C’est là que le premier obstacle intervient devant celui qui prend conscience de la réalité et qui l’accepte comme étant la sienne, au delà de son quotidien personnel et de son trajet entre son appartement, son lieu de travail et son JT. Je suis un citoyen européen ou je suis un citoyen français, belge ou néo-zélandais, peut importe. Ce que cela traduit est l’affirmation d’une identité et d’une appartenance. C’est une manière indirecte de revendiquer son adhésion, son acceptation tant des actes commis que des conséquences provoquées par le gouvernement que l’on a élu, celui de son pays et à fortiori par l’Europe. Pour ne citer qu’un seul exemple, le gouvernement des affaires courantes de mon pays, la Belgique, envoie des avions de chasses bombarder un autre pays, la Libye, sous des prétextes qui lui sont propres, au sens stricte du terme, alors qu’il n’est même pas capable lui-même de se remettre en question et de former un gouvernement au sein de ses propres rivalités communautaires.

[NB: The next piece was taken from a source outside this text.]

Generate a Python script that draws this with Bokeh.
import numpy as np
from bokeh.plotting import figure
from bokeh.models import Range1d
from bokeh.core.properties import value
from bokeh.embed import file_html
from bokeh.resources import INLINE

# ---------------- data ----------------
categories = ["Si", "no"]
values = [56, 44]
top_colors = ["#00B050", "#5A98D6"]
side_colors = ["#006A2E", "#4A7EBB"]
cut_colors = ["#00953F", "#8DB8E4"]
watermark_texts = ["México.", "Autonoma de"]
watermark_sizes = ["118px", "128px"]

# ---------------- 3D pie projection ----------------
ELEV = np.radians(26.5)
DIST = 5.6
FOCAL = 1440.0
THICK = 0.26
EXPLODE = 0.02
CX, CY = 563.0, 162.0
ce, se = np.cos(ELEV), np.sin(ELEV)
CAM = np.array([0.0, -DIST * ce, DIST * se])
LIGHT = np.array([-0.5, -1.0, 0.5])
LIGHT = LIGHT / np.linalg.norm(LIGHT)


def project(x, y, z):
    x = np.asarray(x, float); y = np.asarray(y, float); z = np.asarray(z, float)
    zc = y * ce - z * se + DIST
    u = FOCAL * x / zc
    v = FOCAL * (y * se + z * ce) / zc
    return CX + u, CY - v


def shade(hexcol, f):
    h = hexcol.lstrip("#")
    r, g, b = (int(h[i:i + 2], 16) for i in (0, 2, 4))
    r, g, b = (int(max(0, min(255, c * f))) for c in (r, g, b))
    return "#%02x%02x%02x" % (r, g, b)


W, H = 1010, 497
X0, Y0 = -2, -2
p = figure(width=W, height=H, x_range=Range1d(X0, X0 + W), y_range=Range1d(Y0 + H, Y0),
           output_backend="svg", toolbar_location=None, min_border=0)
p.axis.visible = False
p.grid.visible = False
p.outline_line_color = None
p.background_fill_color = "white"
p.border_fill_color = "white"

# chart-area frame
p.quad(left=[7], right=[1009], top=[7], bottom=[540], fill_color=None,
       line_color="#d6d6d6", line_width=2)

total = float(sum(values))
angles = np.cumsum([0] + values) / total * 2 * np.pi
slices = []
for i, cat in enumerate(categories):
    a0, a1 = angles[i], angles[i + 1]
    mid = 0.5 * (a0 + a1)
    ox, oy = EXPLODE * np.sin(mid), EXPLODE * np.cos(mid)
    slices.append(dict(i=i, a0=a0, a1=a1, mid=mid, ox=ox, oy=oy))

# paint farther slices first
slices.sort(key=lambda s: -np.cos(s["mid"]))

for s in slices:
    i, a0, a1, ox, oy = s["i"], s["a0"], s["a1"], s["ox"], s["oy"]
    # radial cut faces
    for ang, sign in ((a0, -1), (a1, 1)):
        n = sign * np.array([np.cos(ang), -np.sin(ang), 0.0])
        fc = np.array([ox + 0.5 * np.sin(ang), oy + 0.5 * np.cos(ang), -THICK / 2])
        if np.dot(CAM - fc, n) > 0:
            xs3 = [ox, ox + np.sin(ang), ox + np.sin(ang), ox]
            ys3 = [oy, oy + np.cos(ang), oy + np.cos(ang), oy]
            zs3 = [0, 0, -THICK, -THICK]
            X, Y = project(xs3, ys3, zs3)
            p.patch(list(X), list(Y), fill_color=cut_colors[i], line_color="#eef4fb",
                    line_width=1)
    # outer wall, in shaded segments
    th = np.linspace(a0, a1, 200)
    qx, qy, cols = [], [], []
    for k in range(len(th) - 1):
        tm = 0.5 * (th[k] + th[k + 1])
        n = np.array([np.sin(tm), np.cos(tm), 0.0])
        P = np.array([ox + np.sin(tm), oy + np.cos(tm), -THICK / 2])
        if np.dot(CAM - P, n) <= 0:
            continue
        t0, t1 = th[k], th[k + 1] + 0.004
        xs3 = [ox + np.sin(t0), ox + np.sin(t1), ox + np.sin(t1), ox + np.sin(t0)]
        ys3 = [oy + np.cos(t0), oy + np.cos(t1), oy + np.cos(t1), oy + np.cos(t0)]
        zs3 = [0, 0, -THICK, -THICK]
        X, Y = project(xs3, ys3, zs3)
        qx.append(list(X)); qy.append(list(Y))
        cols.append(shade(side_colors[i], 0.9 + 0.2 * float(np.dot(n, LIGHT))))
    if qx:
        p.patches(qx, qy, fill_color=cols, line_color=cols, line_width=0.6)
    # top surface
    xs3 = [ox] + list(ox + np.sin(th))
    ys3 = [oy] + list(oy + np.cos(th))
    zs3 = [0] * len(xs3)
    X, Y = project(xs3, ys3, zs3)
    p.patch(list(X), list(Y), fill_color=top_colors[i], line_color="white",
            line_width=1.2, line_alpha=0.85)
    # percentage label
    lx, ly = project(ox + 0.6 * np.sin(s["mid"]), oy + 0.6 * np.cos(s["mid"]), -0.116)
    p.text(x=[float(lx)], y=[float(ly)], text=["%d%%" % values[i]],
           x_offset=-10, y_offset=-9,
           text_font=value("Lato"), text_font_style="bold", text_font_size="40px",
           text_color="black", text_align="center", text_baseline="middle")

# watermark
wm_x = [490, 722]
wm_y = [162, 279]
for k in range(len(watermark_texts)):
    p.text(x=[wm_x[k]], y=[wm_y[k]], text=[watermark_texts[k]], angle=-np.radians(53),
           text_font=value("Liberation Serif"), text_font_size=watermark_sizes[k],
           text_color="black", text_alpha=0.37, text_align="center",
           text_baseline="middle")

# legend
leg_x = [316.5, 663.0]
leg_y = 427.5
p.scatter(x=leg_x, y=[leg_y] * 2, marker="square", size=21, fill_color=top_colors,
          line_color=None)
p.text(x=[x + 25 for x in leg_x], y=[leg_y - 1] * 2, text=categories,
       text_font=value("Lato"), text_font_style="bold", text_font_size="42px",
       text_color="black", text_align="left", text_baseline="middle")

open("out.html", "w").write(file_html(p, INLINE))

Je pourrais m’étendre indéfiniment et m’égarer dans les dénonciations que d’autres voix portent bien mieux, mais là n’est pas l’objet de ma démarche, je laisse aux spécialistes le soin de zoomer sur les détails. En fait, pour conclure, plus j’y pense, plus je me rends compte que mon sentiment d’appartenance a progressivement évolué au fil de mes lectures, de mes rencontres et de mes réflexions. Certes, je me sens pleinement concerné par ce qui se déroule ici et ailleurs sur cette terre et je n’ai pas d’autre choix, le matin lorsque je me regarde dans le miroir, que d’opter pour l’expression de ma vérité, dans toutes ses contradictions et toute sa cohérence. Je ne me sens pas du tout responsable des horreurs perpétrées sous les ordres des dirigeants de mon pays et je tiens à m’en dissocier complètement, de sorte de pouvoir me définir comme un spectateur, témoin et de pouvoir me réaliser par les valeurs qui sont à la fois miennes et universelles. Fondamentales et humaines. Voilà pourquoi j’ai finalement décidé de rectifier le titre de ce billet, car il m’apparaît évident aujourd’hui que je ne suis pas un citoyen européen. ! Je suis un citoyen du monde.